Some outfits are more sentimental than others. Like the tiny preemie one-piece outfits that Jacob wore the first several weeks of his 4-pound life. Or Benjamin's blessing outfit because that day is etched permanently into my soul. Or pretty much all of Savannah's newborn clothes because she was my first, and she was a girl.
I wonder what will happen with all of the clothes I choose to save after I muster up the courage to give the rest of them away? Will Savannah have a little girl of her own someday who will wear that fluffy pink hat that Grandma Van crocheted? Will my sons even care about these clothes that hold a tender portion of my heart? Probably not. But I'm saving them anyway. They bring me happiness. And a little melancholy.
Over Christmas break while we were visiting Christopher and Amy I watched as one of their good friends held baby Hannah. She said something that made me have a moment of wonder and the basic gist was this: "I love holding other people's babies but I am so happy that I am done with the baby stage." I've heard this from several other women, not just her, and I wonder if these women have just accepted the fact that they are done bearing children and are happy about it, OR has Heavenly Father blessed them with a feeling of doneness? Because how on earth could a woman just feel "done" without some divine intervention? I have to believe that it's a blessing from Heavenly Father rather than a concrete choice.

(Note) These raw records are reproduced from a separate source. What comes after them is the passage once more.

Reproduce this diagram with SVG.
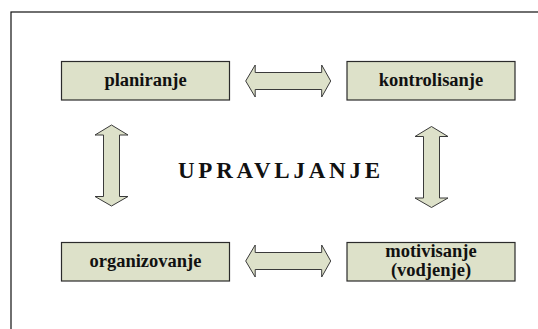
<svg xmlns="http://www.w3.org/2000/svg" width="538" height="329" viewBox="0 0 538 329">
  <defs>
    <style>
      .box { fill: #dde1c9; stroke: #2b2b2b; stroke-width: 1.2; }
      .arrow { fill: #dde1c9; stroke: #3a3a3a; stroke-width: 1; }
      text { font-family: 'Liberation Serif', 'Times New Roman', serif; font-weight: bold; fill: #111; }
      .label { font-size: 18.5px; text-anchor: middle; }
      .title { font-size: 23px; }
    </style>
  </defs>

  <rect width="538" height="329" fill="#ffffff"/>
  <!-- outer frame -->
  <rect x="11" y="12" width="540" height="330" fill="none" stroke="#111" stroke-width="1.2"/>

  <text class="title" x="178" y="178" textLength="202" lengthAdjust="spacing">UPRAVLJANJE</text>

  <!-- double-headed block arrows -->
  <g id="connectors">
    <path class="arrow" d="M245.7,81 L255.2,65 L255.2,72.5 L321.7,72.5 L321.7,65 L330.7,81 L321.7,97 L321.7,89.5 L255.2,89.5 L255.2,97 Z"/>
    <path class="arrow" d="M245.7,261 L255.2,245 L255.2,252.5 L321.7,252.5 L321.7,245 L330.7,261 L321.7,277 L321.7,269.5 L255.2,269.5 L255.2,277 Z"/>
    <path class="arrow" d="M111.5,125 L128,135 L119.5,135 L119.5,196.5 L128,196.5 L111.5,206 L95,196.5 L103.5,196.5 L103.5,135 L95,135 Z"/>
    <path class="arrow" d="M431.5,126.5 L448,136.5 L439.5,136.5 L439.5,198 L448,198 L431.5,207.5 L415,198 L423.5,198 L423.5,136.5 L415,136.5 Z"/>
  </g>

  <g id="planiranje">
    <rect class="box" x="61.5" y="61.5" width="168" height="38.5"/>
    <text class="label" x="145.5" y="86">planiranje</text>
  </g>

  <g id="kontrolisanje">
    <rect class="box" x="347" y="61.5" width="168" height="38.5"/>
    <text class="label" x="431" y="86">kontrolisanje</text>
  </g>

  <g id="organizovanje">
    <rect class="box" x="61.5" y="242.5" width="168" height="38.5"/>
    <text class="label" x="145.5" y="267">organizovanje</text>
  </g>

  <g id="motivisanje">
    <rect class="box" x="347" y="242.5" width="168" height="38.5"/>
    <text class="label" x="431" y="256.5">motivisanje</text>
    <text class="label" x="431" y="276">(vodjenje)</text>
  </g>
</svg>
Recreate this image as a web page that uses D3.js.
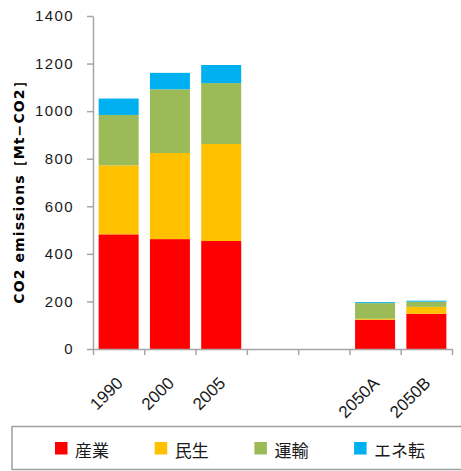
<!DOCTYPE html>
<html>
<head>
<meta charset="utf-8">
<script src="https://cdn.jsdelivr.net/npm/d3@7"></script>
<style>
  html, body { margin: 0; padding: 0; background: #fff; }
  svg { display: block; }
</style>
</head>
<body>
<script>
// Categories along the x axis (two empty slots separate 2005 from the 2050 scenarios)
const categories = ["1990", "2000", "2005", "", "", "2050A", "2050B"];

// Emissions per sector, Mt-CO2
const industry    = [482, 462, 454, 0, 0, 123, 148];
const residential = [290, 362, 408, 0, 0, 4, 29];
const transport   = [212, 268, 256, 0, 0, 66, 22];
const energy      = [69, 69, 76, 0, 0, 4, 4];

const seriesNames  = ["産業", "民生", "運輸", "エネ転"];
const seriesColors = ["#FF0000", "#FFC000", "#9BBB59", "#00B0F0"];
const yTicks = [0, 200, 400, 600, 800, 1000, 1200, 1400];

const W = 461, H = 471;
const plot = { left: 93, right: 452, top: 16, bottom: 349 };

const svg = d3.select("body").append("svg")
  .attr("width", W).attr("height", H);

const rows = categories.map((c, i) => ({
  idx: i, cat: c,
  s0: industry[i], s1: residential[i], s2: transport[i], s3: energy[i]
}));
const keys = ["s0", "s1", "s2", "s3"];
const stacked = d3.stack().keys(keys)(rows);

const x = d3.scaleBand()
  .domain(d3.range(categories.length))
  .range([plot.left, plot.right])
  .paddingInner(0.22).paddingOuter(0.11);

const xEdge = d3.scaleLinear()
  .domain([0, categories.length])
  .range([plot.left, plot.right]);

const y = d3.scaleLinear().domain([0, 1400]).range([plot.bottom, plot.top]);

// Stacked bars
svg.append("g").selectAll("g")
  .data(stacked)
  .join("g")
  .attr("fill", (d, i) => seriesColors[i])
  .selectAll("rect")
  .data(d => d.filter(p => p[1] > p[0]))
  .join("rect")
  .attr("x", d => x(d.data.idx))
  .attr("width", x.bandwidth())
  .attr("y", d => y(d[1]))
  .attr("height", d => y(d[0]) - y(d[1]));

const axisColor = "#A6A6A6";

// Y axis
const yAxis = svg.append("g")
  .attr("transform", `translate(${plot.left},0)`)
  .call(d3.axisLeft(y).tickValues(yTicks).tickFormat(d3.format("d"))
    .tickSize(6).tickPadding(13).tickSizeOuter(0));
yAxis.select(".domain").attr("stroke", axisColor).attr("stroke-width", 1.5);
yAxis.selectAll(".tick line").attr("stroke", axisColor).attr("stroke-width", 1.5);
yAxis.selectAll(".tick text")
  .attr("fill", "#1a1a1a")
  .style("font-family", "'Liberation Sans', Arial, sans-serif")
  .style("font-size", "15px")
  .style("letter-spacing", "1.4px");

// X axis: ticks on category boundaries
const xAxis = svg.append("g")
  .attr("transform", `translate(0,${plot.bottom})`)
  .call(d3.axisBottom(xEdge).tickValues(d3.range(categories.length + 1))
    .tickFormat("").tickSize(6).tickSizeOuter(0));
xAxis.select(".domain").attr("stroke", axisColor).attr("stroke-width", 1.5);
xAxis.selectAll(".tick line").attr("stroke", axisColor).attr("stroke-width", 1.5);

// Category labels, rotated
svg.append("g").selectAll("text")
  .data(rows.filter(r => r.cat !== ""))
  .join("text")
  .attr("transform", d => `translate(${x(d.idx) + x.bandwidth() / 2 + 1},${plot.bottom + 31}) rotate(-45)`)
  .attr("text-anchor", "end")
  .attr("dy", "0.35em")
  .attr("fill", "#1a1a1a")
  .style("font-family", "'Liberation Sans', Arial, sans-serif")
  .style("font-size", "17px")
  .text(d => d.cat);

// Y axis title
svg.append("text")
  .attr("transform", `translate(19,${(plot.top + plot.bottom) / 2 + 6}) rotate(-90)`)
  .attr("text-anchor", "middle")
  .attr("dy", "0.35em")
  .attr("fill", "#000")
  .style("font-family", "'DejaVu Sans', sans-serif")
  .style("font-weight", "bold")
  .style("font-size", "14px")
  .style("letter-spacing", "1.1px")
  .text("CO2 emissions［Mt−CO2］");

// Legend
const legend = svg.append("g");
legend.append("rect")
  .attr("x", 12).attr("y", 426.5).attr("width", 452).attr("height", 43)
  .attr("fill", "#fff").attr("stroke", "#A0A0A0").attr("stroke-width", 1.5);
const items = legend.selectAll("g.item")
  .data(seriesNames)
  .join("g")
  .attr("class", "item")
  .attr("transform", (d, i) => `translate(${55 + i * 99.7},0)`);
items.append("rect")
  .attr("x", 0).attr("y", 442).attr("width", 12.5).attr("height", 12.5)
  .attr("fill", (d, i) => seriesColors[i]);
items.append("text")
  .attr("x", 20).attr("y", 451).attr("dy", "0.35em")
  .attr("fill", "#1a1a1a")
  .style("font-family", "'Noto Sans CJK JP', sans-serif")
  .style("font-size", "17px")
  .text(d => d);
</script>
</body>
</html>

You make think that I'm going on another "poor Heidi can't have any more children" rant but I'm not. Believe me, I am more than thankful for the ones I got. Goodness, Jacob has been a baby FOR-EV-ER now. Seriously, he's had the longest baby phase of any child I know. And I consider it a tender mercy. He's everything to me. And the others have their moments too. :) But just when I have the feeling that this is more than I can handle and that my family is complete I have a tugging at my heart like there's more for us. And I don't know how and I don't know when. It's pretty scary actually. When I sit down and think about adding to our family in a way that's not traditional for us. And maybe this feeling will pass. Maybe my sisters will have the children that I feel our missing from our family. I've had that thought before. Either way, I know that Heavenly Father is in charge. He knows what's best for me and my family. And it'll all work out in the end.